No use trying to shred the emails for BP

All the evil companies in Hollywood movies shred written documents to pieces at some point to cover up a massive lie. This might have been a viable option a decade ago but with the new laws and regulations that force companies to keep records of all emails sent and received, it is of no use to the wicked these days.

According to the Huffington Post, emails that attorneys representing a defendant in the BP oil spill case plan to introduce in February show, for the first time, that the oil company knew the massive scale of the 2010 blowout in the Gulf of Mexico weeks earlier than previously disclosed.

BP has long maintained that it provided full disclosure to the public and the federal government about its knowledge of the spill’s extent and did so promptly. The emails suggest otherwise.

BP has said in the past that it learned of the spill’s full extent months after the April 2010 blowout. But the emails indicate that the company knew almost immediately after the drilling rig exploded, killing 11 workers and injuring 17, that the spill may be extraordinarily large.

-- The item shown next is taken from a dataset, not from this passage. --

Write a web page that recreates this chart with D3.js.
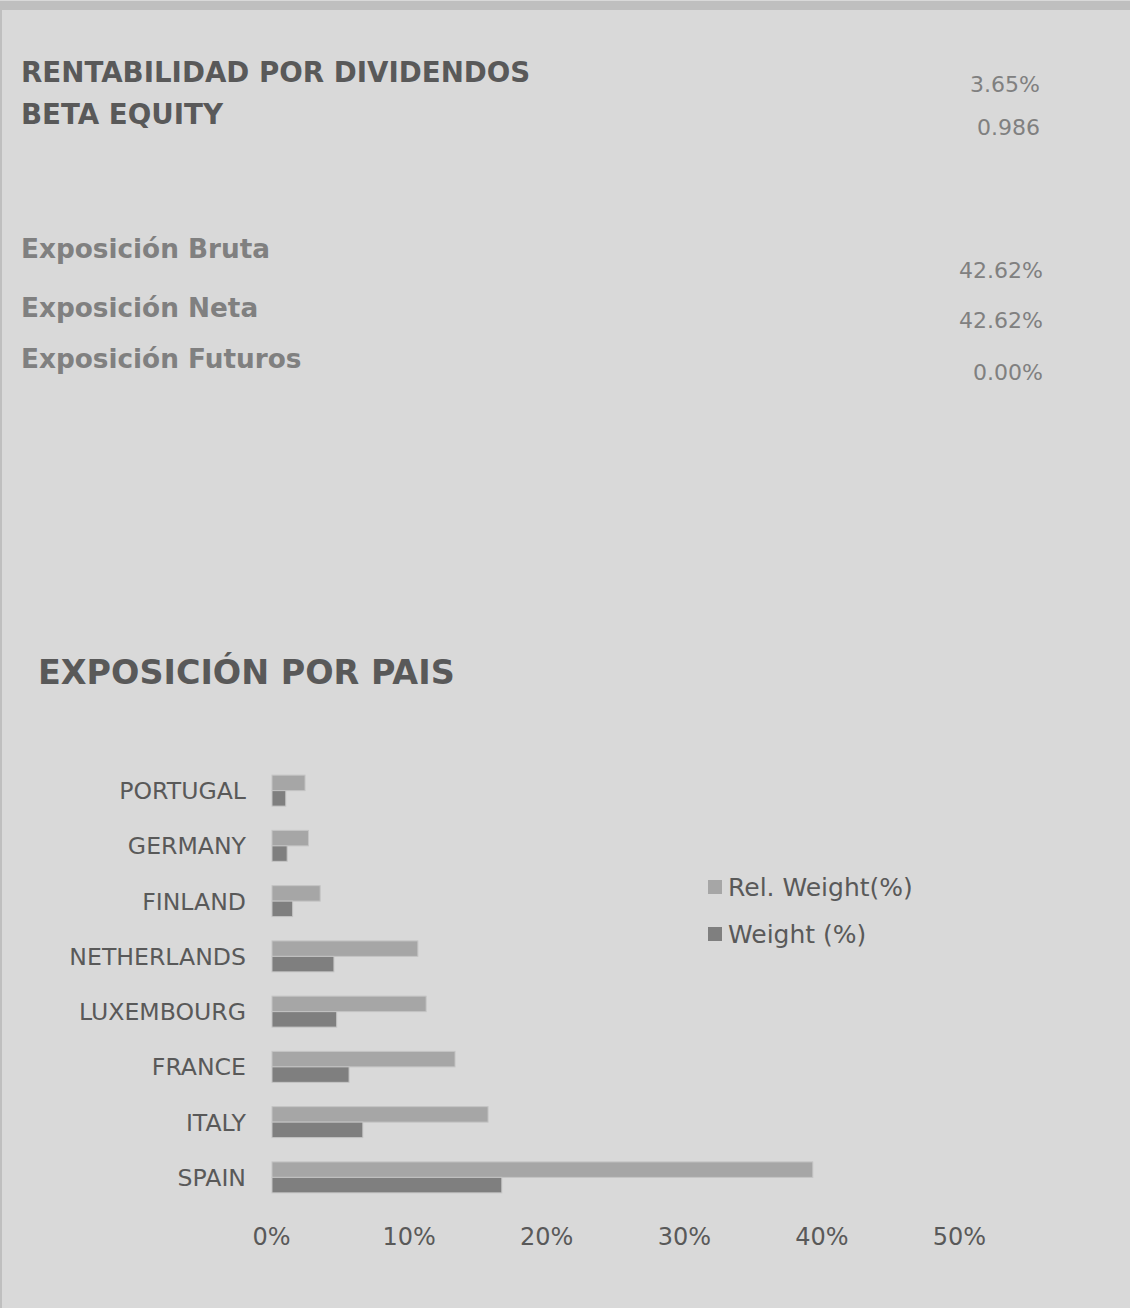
<!DOCTYPE html>
<html><head><meta charset="utf-8">
<script src="https://cdn.jsdelivr.net/npm/d3@7"></script>
<style>
html,body{margin:0;padding:0;background:#fff;}
svg{display:block;font-family:"DejaVu Sans",Verdana,sans-serif;}
</style></head>
<body>
<script>
const categories = ["PORTUGAL","GERMANY","FINLAND","NETHERLANDS","LUXEMBOURG","FRANCE","ITALY","SPAIN"];
const relWeight = [2.4, 2.65, 3.5, 10.6, 11.2, 13.3, 15.7, 39.3];
const weight = [1.0, 1.1, 1.5, 4.5, 4.7, 5.6, 6.6, 16.7];
const seriesNames = ["Rel. Weight(%)", "Weight (%)"];
const xTicks = [0, 10, 20, 30, 40, 50];
const statLabels = ["RENTABILIDAD POR DIVIDENDOS", "BETA EQUITY"];
const statValues = ["3.65%", "0.986"];
const expLabels = ["Exposición Bruta", "Exposición Neta", "Exposición Futuros"];
const expValues = ["42.62%", "42.62%", "0.00%"];
const chartTitle = "EXPOSICIÓN POR PAIS";

const W = 1130, H = 1308;
const svg = d3.select("body").append("svg").attr("width", W).attr("height", H);
svg.append("rect").attr("x",0).attr("y",0).attr("width",W).attr("height",H).attr("fill","#d9d9d9");
svg.append("rect").attr("x",0).attr("y",1).attr("width",W).attr("height",9).attr("fill","#bfbfbf");
svg.append("rect").attr("x",0).attr("y",1).attr("width",2).attr("height",H).attr("fill","#bfbfbf");

// top stats
const statY = [82, 124], statValY = [92, 135];
statLabels.forEach((t,i)=>{
  svg.append("text").attr("x",21).attr("y",statY[i]).attr("font-size",27.7).attr("font-weight","bold").attr("fill","#595959").text(t);
  svg.append("text").attr("x",1040).attr("y",statValY[i]).attr("font-size",22).attr("text-anchor","end").attr("fill","#808080").text(statValues[i]);
});
const expY = [258, 317, 368], expValY = [278, 328, 380];
expLabels.forEach((t,i)=>{
  svg.append("text").attr("x",21).attr("y",expY[i]).attr("font-size",26.3).attr("font-weight","bold").attr("fill","#808080").text(t);
  svg.append("text").attr("x",1043).attr("y",expValY[i]).attr("font-size",22).attr("text-anchor","end").attr("fill","#808080").text(expValues[i]);
});

svg.append("text").attr("x",38).attr("y",684).attr("font-size",33.4).attr("font-weight","bold").attr("fill","#595959").text(chartTitle);

// chart
const x = d3.scaleLinear().domain([0,50]).range([272, 960]);
const y = d3.scaleBand().domain(categories).range([763, 1205]).paddingInner(0.44).paddingOuter(0.22);
const sub = d3.scaleBand().domain(seriesNames).range([0, y.bandwidth()]);
const colors = {"Rel. Weight(%)":"#a6a6a6","Weight (%)":"#7f7f7f"};

const g = svg.append("g");
categories.forEach((c,i)=>{
  const vals = [relWeight[i], weight[i]];
  seriesNames.forEach((s,j)=>{
    g.append("rect").attr("x",x(0)).attr("y",y(c)+sub(s))
      .attr("width",x(vals[j])-x(0)).attr("height",sub.bandwidth())
      .attr("fill",colors[s]).attr("stroke","#c4c4c4").attr("stroke-width",1);
  });
});

const yAxis = d3.axisLeft(y).tickSize(0).tickPadding(0);
const ya = svg.append("g").attr("transform","translate(246,0)").call(yAxis);
ya.select(".domain").remove();
ya.selectAll("text").attr("font-size",23.6).attr("fill","#595959").attr("dy","0.36em").attr("font-family","DejaVu Sans, Verdana, sans-serif");

const xAxis = d3.axisBottom(x).tickValues(xTicks).tickFormat(d=>d+"%").tickSize(0).tickPadding(0);
const xa = svg.append("g").attr("transform","translate(-1,1228)").call(xAxis);
xa.select(".domain").remove();
xa.selectAll("text").attr("font-size",24).attr("fill","#595959").attr("font-family","DejaVu Sans, Verdana, sans-serif");

// legend
const legY = [887, 934];
seriesNames.forEach((s,i)=>{
  svg.append("rect").attr("x",708).attr("y",legY[i]-7).attr("width",14).attr("height",14).attr("fill",colors[s]);
  svg.append("text").attr("x",728).attr("y",legY[i]).attr("dy","0.36em").attr("font-size",25).attr("fill","#595959").text(s);
});
</script>
</body></html>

BP pleaded guilty in mid-November to more than a dozen felony charges related to the spill, including lying to Congress about the size of the leak, as part of a wide-ranging deal settling the company’s corporate criminal liability. Justice Department officials said a probe of individual criminal activity related to the spill is ongoing and may result in more indictments.

Just two days after the rig explosion, a former BP engineer named Kurt Mix emailed a projection to a supervisor estimating the runaway well could be leaking from 62,000 to 146,000 barrels per day. Two days later, BP executives told the Coast Guard their best estimate for the leak was 1,000 barrels per day. A federal scientific group concluded after the well was capped that the flow was 62,000 barrels per day at the beginning of the disaster.

In another email, dated May 10, 2010, an executive at a Norwegian energy consulting firm said he had analyzed video of the undersea leak sent to him by Mix. “I do not think it can be ruled out that the flow at seabed is in the order of 40,000” barrels per day, said the executive, whose name is redacted in Mix’s brief.

The days have long gone that a giant corporation could hide hard facts and get away without being punished, thanks to extensive use of emails.

If you don’t love emailing for the increase in productivity, you gotta love it for the sake of transparency.